→ **Task description**
In the material below, please retype the lines from the very first through the one with "plt.rcParams['mathtext.default'] = 'bf'", exactly and without pictures.

[Some records]
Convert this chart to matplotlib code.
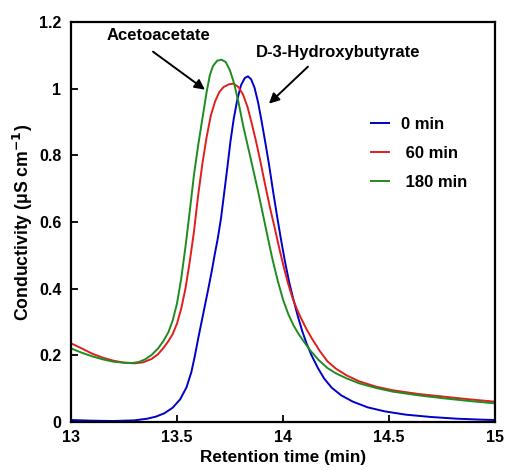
import matplotlib
matplotlib.use("Agg")
import matplotlib.pyplot as plt

plt.rcParams['font.family'] = ['Liberation Sans', 'DejaVu Sans']
plt.rcParams['font.weight'] = 'bold'
plt.rcParams['mathtext.default'] = 'bf'

# 0 min (blue)
x_0 = [13.00, 13.10, 13.20, 13.30, 13.36, 13.40, 13.44, 13.48, 13.515, 13.545, 13.568, 13.585,
       13.600, 13.616, 13.632, 13.648, 13.664, 13.678, 13.693, 13.708, 13.722, 13.738, 13.752,
       13.768, 13.785, 13.802, 13.820, 13.835, 13.850, 13.866, 13.883, 13.900, 13.917, 13.935,
       13.954, 13.973, 13.991, 14.010, 14.030, 14.050, 14.070, 14.090, 14.110, 14.135, 14.165,
       14.195, 14.23, 14.275, 14.33, 14.40, 14.48, 14.58, 14.70, 14.82, 14.94, 15.00]
y_0 = [0.006, 0.004, 0.003, 0.005, 0.010, 0.016, 0.026, 0.043, 0.068, 0.104, 0.150, 0.200,
       0.250, 0.300, 0.350, 0.400, 0.452, 0.502, 0.552, 0.612, 0.683, 0.765, 0.840,
       0.910, 0.968, 1.010, 1.032, 1.037, 1.028, 1.003, 0.958, 0.900, 0.838, 0.770,
       0.690, 0.615, 0.547, 0.480, 0.418, 0.366, 0.318, 0.275, 0.238, 0.200, 0.162,
       0.130, 0.103, 0.080, 0.061, 0.044, 0.032, 0.022, 0.015, 0.010, 0.007, 0.006]

# 60 min (red)
x_60 = [13.00, 13.05, 13.10, 13.15, 13.20, 13.25, 13.30, 13.34, 13.38, 13.41, 13.436, 13.46,
        13.48, 13.50, 13.52, 13.54, 13.56, 13.58, 13.60, 13.62, 13.64, 13.66, 13.68, 13.70,
        13.72, 13.745, 13.766, 13.790, 13.812, 13.833, 13.852, 13.872, 13.892, 13.915, 13.940,
        13.962, 13.985, 14.005, 14.025, 14.045, 14.065, 14.085, 14.11, 14.14, 14.175, 14.21,
        14.25, 14.30, 14.36, 14.44, 14.52, 14.64, 14.76, 14.88, 15.00]
y_60 = [0.236, 0.221, 0.205, 0.193, 0.184, 0.178, 0.176, 0.179, 0.189, 0.203, 0.222, 0.243,
        0.264, 0.295, 0.340, 0.400, 0.480, 0.570, 0.680, 0.775, 0.855, 0.920, 0.962, 0.990,
        1.005, 1.013, 1.015, 1.005, 0.982, 0.945, 0.898, 0.845, 0.787, 0.715, 0.640,
        0.580, 0.515, 0.462, 0.414, 0.373, 0.340, 0.312, 0.280, 0.247, 0.212, 0.182,
        0.160, 0.140, 0.122, 0.106, 0.095, 0.084, 0.076, 0.068, 0.061]

# 180 min (green)
x_180 = [13.00, 13.05, 13.10, 13.15, 13.20, 13.25, 13.29, 13.32, 13.35, 13.38, 13.41, 13.436,
         13.46, 13.48, 13.50, 13.52, 13.54, 13.56, 13.58, 13.60, 13.62, 13.64, 13.655, 13.67,
         13.69, 13.71, 13.73, 13.75, 13.77, 13.79, 13.813, 13.849, 13.880, 13.905, 13.928,
         13.95, 13.975, 14.00, 14.025, 14.05, 14.075, 14.10, 14.13, 14.17, 14.21, 14.25,
         14.30, 14.36, 14.44, 14.52, 14.64, 14.76, 14.88, 15.00]
y_180 = [0.221, 0.208, 0.197, 0.188, 0.181, 0.178, 0.177, 0.180, 0.188, 0.201, 0.220, 0.243,
         0.270, 0.305, 0.355, 0.430, 0.525, 0.630, 0.740, 0.830, 0.910, 0.990, 1.040, 1.068,
         1.084, 1.087, 1.080, 1.055, 1.015, 0.960, 0.887, 0.787, 0.700, 0.625, 0.555,
         0.490, 0.425, 0.368, 0.324, 0.290, 0.263, 0.240, 0.214, 0.185, 0.162, 0.146,
         0.131, 0.116, 0.102, 0.091, 0.080, 0.071, 0.063, 0.056]

labels = ['0 min', ' 60 min', ' 180 min']
colors = ['#0000C8', '#E01E1E', '#1E8C1E']

xticks = [13, 13.5, 14, 14.5, 15]
xtick_labels = ['13', '13.5', '14', '14.5', '15']
yticks = [0, 0.2, 0.4, 0.6, 0.8, 1.0, 1.2]
ytick_labels = ['0', '0.2', '0.4', '0.6', '0.8', '1', '1.2']

fig = plt.figure(figsize=(5.06, 4.70), dpi=100)
ax = fig.add_axes([0.1403, 0.1021, 0.8377, 0.8511])

for xs, ys, lab, c in zip([x_0, x_60, x_180], [y_0, y_60, y_180], labels, colors):
    ax.plot(xs, ys, color=c, lw=1.4, label=lab, solid_joinstyle='round')

ax.set_xlim(13, 15)
ax.set_ylim(0, 1.2)
ax.set_xticks(xticks)
ax.set_xticklabels(xtick_labels)
ax.set_yticks(yticks)
ax.set_yticklabels(ytick_labels)
ax.tick_params(direction='in', length=5, width=1.3, labelsize=11.5)
ax.tick_params(axis='y', pad=7)
ax.tick_params(axis='x', pad=6)
for s in ax.spines.values():
    s.set_linewidth(1.6)

ax.set_xlabel('Retention time (min)', fontsize=12.3, fontweight='bold', labelpad=3)
ax.set_ylabel('Conductivity (μS cm$^{-1}$)', fontsize=12.7, fontweight='bold', labelpad=3)

leg = ax.legend(loc='upper left', bbox_to_anchor=(0.672, 0.80), frameon=False,
                fontsize=12, handlelength=1.1, handletextpad=0.7, labelspacing=0.85)

ax.text(13.415, 1.159, 'Acetoacetate', ha='center', va='center', fontsize=12, fontweight='bold')
ax.text(14.259, 1.108, 'D-3-Hydroxybutyrate', ha='center', va='center', fontsize=12, fontweight='bold')
ax.annotate('', xy=(13.632, 0.997), xytext=(13.387, 1.111),
            arrowprops=dict(arrowstyle='-|>', color='black', lw=1.4, mutation_scale=15,
                            shrinkA=0, shrinkB=0))
ax.annotate('', xy=(13.934, 0.955), xytext=(14.118, 1.066),
            arrowprops=dict(arrowstyle='-|>', color='black', lw=1.4, mutation_scale=15,
                            shrinkA=0, shrinkB=0))

fig.savefig('out.png', dpi=100)
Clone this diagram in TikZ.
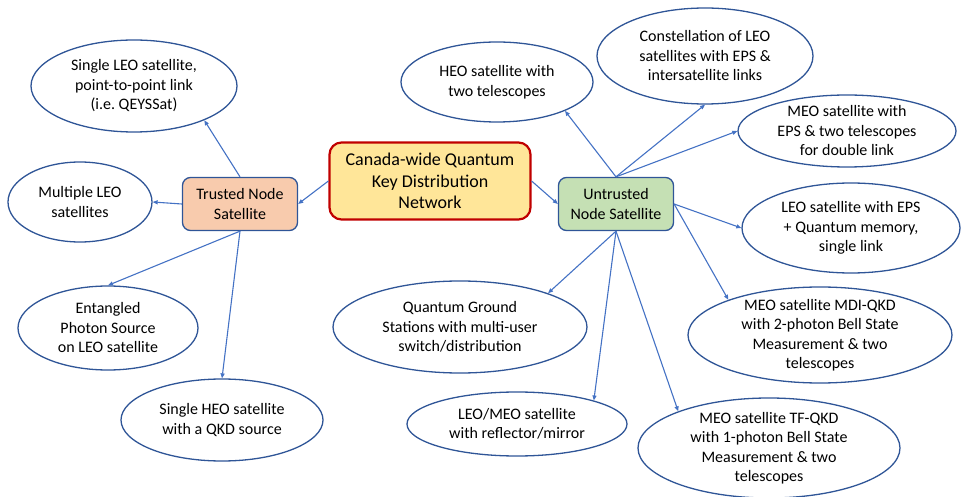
\documentclass[tikz,border=0pt]{standalone}
\usepackage{fontspec}
\setmainfont{Carlito}
\usetikzlibrary{arrows.meta,shapes.geometric}
\definecolor{edgeblue}{HTML}{2F5597}
\definecolor{linkblue}{HTML}{4472C4}
\definecolor{hubred}{HTML}{C00000}
\definecolor{hubfill}{HTML}{FFE699}
\definecolor{trustfill}{HTML}{F8CBAD}
\definecolor{untrustfill}{HTML}{C5E0B4}
\begin{document}
\begin{tikzpicture}[x=1pt,y=-1pt,
  every node/.style={font=\fontsize{16}{19.5}\selectfont, align=center, text=black},
  option/.style={ellipse, draw=edgeblue, line width=1.3pt, fill=white, inner sep=-14pt},
  hub/.style={rectangle, rounded corners=12pt, draw=hubred, line width=2.2pt, fill=hubfill,
    minimum width=201pt, minimum height=77pt, inner sep=2pt, font=\fontsize{18}{21.5}\selectfont},
  branch/.style={rectangle, rounded corners=8pt, draw=edgeblue, line width=1.3pt,
    minimum width=115pt, minimum height=53pt, inner sep=2pt},
  link/.style={draw=linkblue, line width=1.1pt, -{Triangle[length=5pt,width=4pt]}}
]
\useasboundingbox (0,0) rectangle (962,497);

% central network box and its two families
\node[hub] (hub) at (430,181) {Canada-wide Quantum\\Key Distribution\\Network};
\node[branch, fill=trustfill] (trusted) at (240,204) {Trusted Node\\Satellite};
\node[branch, fill=untrustfill] (untrusted) at (616,204) {Untrusted\\Node Satellite};

% trusted-node options
\node[option, minimum width=206pt, minimum height=92pt] (sleo) at (134,86) {Single LEO satellite,\\point-to-point link\\(i.e.\ QEYSSat)};
\node[option, minimum width=144pt, minimum height=80pt] (mleo) at (80,202) {Multiple LEO\\satellites};
\node[option, minimum width=180pt, minimum height=84pt] (ent) at (108,328) {Entangled\\Photon Source\\on LEO satellite};
\node[option, minimum width=202pt, minimum height=82pt] (shq) at (222,420) {Single HEO satellite\\with a QKD source};

% untrusted-node options
\node[option, minimum width=192pt, minimum height=80pt] (heo) at (497,82) {HEO satellite with\\two telescopes};
\node[option, minimum width=216pt, minimum height=96pt] (const) at (705,56) {Constellation of LEO\\satellites with EPS \&\\intersatellite links};
\node[option, minimum width=218pt, minimum height=72pt] (meo) at (847,131) {MEO satellite with\\EPS \& two telescopes\\for double link};
\node[option, minimum width=218pt, minimum height=90pt] (leoeps) at (851,228) {LEO satellite with EPS\\+ Quantum memory,\\single link};
\node[option, minimum width=264pt, minimum height=96pt] (mdi) at (820,335) {MEO satellite MDI-QKD\\with 2-photon Bell State\\Measurement \& two\\telescopes};
\node[option, minimum width=254pt, minimum height=92pt] (ground) at (460,327) {Quantum Ground\\Stations with multi-user\\switch/distribution};
\node[option, minimum width=220pt, minimum height=64pt] (refl) at (517,424) {LEO/MEO satellite\\with reflector/mirror};
\node[option, minimum width=262pt, minimum height=100pt] (tf) at (769,448) {MEO satellite TF-QKD\\with 1-photon Bell State\\Measurement \& two\\telescopes};

% connectors
\draw[link] (hub.west) -- (trusted.east);
\draw[link] (hub.east) -- (untrusted.west);

\draw[link] (trusted.north) -- (sleo.-26);
\draw[link] (trusted.west) -- (mleo.east);
\draw[link] (trusted.south) -- (ent.north);
\draw[link] (trusted.south) -- (shq.north);

\draw[link] (untrusted.north) -- (heo.-23);
\draw[link] (untrusted.north) -- (const.south);
\draw[link] (untrusted.north) -- (meo.west);
\draw[link] (untrusted.east) -- (leoeps.west);
\draw[link] (untrusted.east) -- (mdi.159);
\draw[link] (untrusted.south) -- (ground.21);
\draw[link] (untrusted.south) -- (refl.17);
\draw[link] (untrusted.south) -- (tf.158);
\end{tikzpicture}
\end{document}
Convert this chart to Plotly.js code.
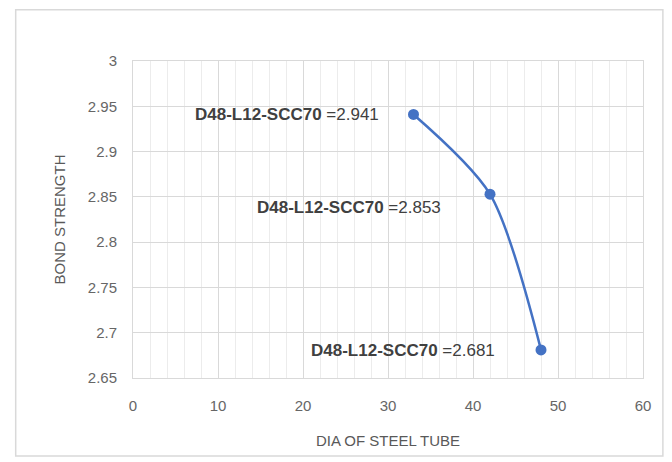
<!DOCTYPE html>
<html>
<head>
<script src="https://cdn.plot.ly/plotly-3.0.1.min.js"></script>
<style>html,body{margin:0;padding:0;background:#fff}#chart{width:672px;height:462px}</style>
</head>
<body>
<div id="chart"></div>
<script>
const diameters = [33, 42, 48];
const bondStrength = [2.941, 2.853, 2.681];
const pointLabels = ["D48-L12-SCC70", "D48-L12-SCC70", "D48-L12-SCC70"];
const xTicks = [0, 10, 20, 30, 40, 50, 60];
const yTicks = [2.65, 2.7, 2.75, 2.8, 2.85, 2.9, 2.95, 3];
const yTickText = ["2.65", "2.7", "2.75", "2.8", "2.85", "2.9", "2.95", "3"];

const FONT = "Liberation Sans, Arial, sans-serif";
const labelShifts = [[-33, 0], [-47, -13], [-44, -1]];

const trace = {
  x: diameters, y: bondStrength, type: 'scatter', mode: 'lines+markers',
  line: {color: '#4472C4', width: 2.5, shape: 'spline', smoothing: 0.8},
  marker: {color: '#4472C4', size: 11},
  hoverinfo: 'skip'
};

const annotations = diameters.map((xv, i) => ({
  x: xv, y: bondStrength[i], xref: 'x', yref: 'y',
  text: '<b>' + pointLabels[i] + '</b> =' + bondStrength[i].toFixed(3),
  showarrow: false, xanchor: 'right', yanchor: 'middle',
  xshift: labelShifts[i][0], yshift: labelShifts[i][1],
  font: {family: FONT, size: 17, color: '#404040'}
}));

const layout = {
  width: 672, height: 462,
  margin: {l: 133, r: 29, t: 61, b: 84},
  paper_bgcolor: '#ffffff', plot_bgcolor: '#ffffff',
  showlegend: false,
  font: {family: FONT, color: '#595959', size: 14},
  xaxis: {
    range: [0, 60], tickvals: xTicks, ticktext: xTicks.map(String),
    showgrid: true, gridcolor: '#d9d9d9', gridwidth: 1,
    minor: {dtick: 2, showgrid: true, gridcolor: '#ececec', gridwidth: 1},
    showline: true, mirror: true, linecolor: '#d9d9d9', linewidth: 1,
    zeroline: false, ticks: 'outside', ticklen: 14, tickcolor: 'rgba(0,0,0,0)',
    tickfont: {family: FONT, size: 15, color: '#666666'},
    title: {text: 'DIA OF STEEL TUBE', font: {family: FONT, size: 15, color: '#595959'}, standoff: 22}
  },
  yaxis: {
    range: [2.65, 3], tickvals: yTicks, ticktext: yTickText,
    showgrid: true, gridcolor: '#d9d9d9', gridwidth: 1,
    showline: true, mirror: true, linecolor: '#d9d9d9', linewidth: 1,
    zeroline: false, ticks: 'outside', ticklen: 12, tickcolor: 'rgba(0,0,0,0)',
    tickfont: {family: FONT, size: 15, color: '#666666'},
    title: {text: 'BOND STRENGTH', font: {family: FONT, size: 15, color: '#595959'}, standoff: 18}
  },
  annotations: annotations,
  shapes: [{
    type: 'rect', xref: 'paper', yref: 'paper',
    x0: -0.23, x1: 1.039, y0: -0.246, y1: 1.162,
    line: {color: '#d9d9d9', width: 1.5}, fillcolor: 'rgba(0,0,0,0)', layer: 'below'
  }]
};

Plotly.newPlot('chart', [trace], layout, {displayModeBar: false, staticPlot: true});
</script>
</body>
</html>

→ **Written response**
Convert this chart to matplotlib code.
import matplotlib
matplotlib.use("Agg")
import matplotlib.pyplot as plt

plt.rcParams['font.family'] = ['Liberation Sans', 'DejaVu Sans']
plt.rcParams['font.weight'] = 'bold'
plt.rcParams['mathtext.default'] = 'bf'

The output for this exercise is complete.